Oh my word, I am so ready for the holidays to be over. I am at the point of pulling my hair out as I plead with my son ‘Don’t annoy your sisters. And don’t touch your sisters. And don’t touch the AIR AROUND your sisters!’. They are banished outside and I will now go and scream into a pillow until 9am Thursday.”

Usually at this point I am a broken shell of a woman, simply trying to survive each day. This time I don’t feel the same and I know why. I am now working 3 days a week so a mixture of babysitters, my parents and my mother in law have done the heavy lifting. I salute them. My kids haven’t had the chance to drive me crazy and I’m cherishing the time I have with them. We’ve enjoyed board games, playdates, trips to the movies, trips to Jamberoo Action Park utilising our season passes and general merriment.

Today that merriment was born from the most unlikely of circumstances. Let me share with you the tale of our Wednesday, 25th January. The backstory first – I haven’t been sleeping well lately. It’s been hideously hot and our bedroom is not air conditioned. Our fan has only 2 settings – the wind power of an F5 twister, or nothing. Last night I thought I’d give myself a sleeping pill and try and catch up on some Zs. It worked well, too well. I didn’t open my eyes until 8.44am, which is nearly unheard of for me.

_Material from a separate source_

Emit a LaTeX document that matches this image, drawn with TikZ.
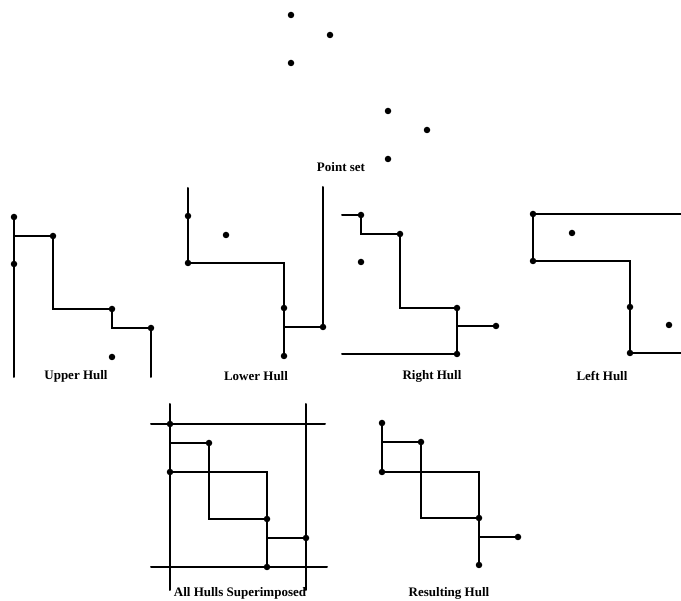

I relaxed and stretched for some time and generally basked in the glow that comes from having had 10 hours of deep & uninterrupted drug induced slumber. George, having also slept in, came in from the shower and informed me that our cleaner had come to the door at 8.30am. Apparently, Miss 10 had opened the door and informed her that Mummy was asleep and Daddy was in the shower. The cleaner took this as a green light to vacate our property and move on to another job, not to return until next week. Darn! When you have a cat, dog and 3 children whose hygiene habits are similar to that of a pack of wild baboons, the thought of the cleaner missing a week is cause for panic.

I gathered my thoughts and called a family meeting with the kids. “I have good news and bad news” I told them. “The bad news is that your sister sent the cleaner away and she now can’t come back until next week. This means we will be cleaning the house ourselves.”

I was greeted with similar levels of outbursts and protesting to what has taken place in Washington DC in the past week. “Wait!” I said. “The good news is that I’ve saved $50. We’ll spend it on ourselves, doing something fun that we wouldn’t have otherwise done today.” Considering this rate of pay, even divided 3 ways, was several times the rate of their weekly pocket money, I had their attention. I made a list:

  • General tidying
  • Vacuuming
  • Mopping
  • Dusting
  • Cleaning toilets
  • Cleaning showers
  • Cleaning glass stacker doors

I told them if anyone complained and didn’t help, I would be dropping them at Dad’s office while the rest of us went out and enjoyed the spoils. Impressively, my older kids really stepped up. Whilst no doubt imagining treats and exciting outings, they scrubbed, dusted, mopped and cleaned until their little faces were red. They actually argued over who would get the privilege of cleaning the toilet. I reminded them, quite majestically as I felt like King Solomon solving a royal conundrum, that we have two toilets and there was two of them, “do the maths, kids”. They were each allocated their own dedicated toilet to scrub and clean, which they did proudly. Miss 4 required a bit more cajoling but she did her part too, picking up the hair she’d cut from her Little Mermaid doll yesterday which was strewn around the house like fairy dust, among other tasks.

Keep scrubbing
Keep scrubbing

It took us one & half hours until the house sparkled. By this stage, I was covered in sweat but felt strangely satisfied. We discussed our options and the kids agreed that they’d like a trip to Flip Out and then lunch at McDonalds. We had a great day together and felt bonded by the experience and satisfied by our achievements and subsequent compensation.

But is this story just an amusing tale of triumph and reward over unspeakable tragedy? Well yes, there’s certainly that. But I have also learned:

  • The less I see my kids, the more I appreciate them. It’s hard to go to work when I know they are off school but the upside is that they haven’t driven me demented yet. This is unprecedented for this point of the holidays.
  • Do not underestimate young, unspoiled hands that have not yet experienced hard labour. Look deeper and see the potential.
  • Kids will appreciate something more if they have to work for it. As a natural ‘fun parent’ it is in my nature to want to give them stuff for no reason. I must try and resist this urge, for their own benefit. And for the sake of a glistening kitchen floor I could now eat off.

Normally burdened and oppressed at this point, I am unexpectedly victorious. I wish that the remainder of your school holidays may also be filled with peace, achievement, jubilation…and plenty of Spray n’ Wipe.


One thought on “A School Holiday Tale Of Triumph Over Tragedy

  1. Emma January 26, 2017 / 7:01 am

    Sooo good Carolyn. We are doing the same thing this morning!!!!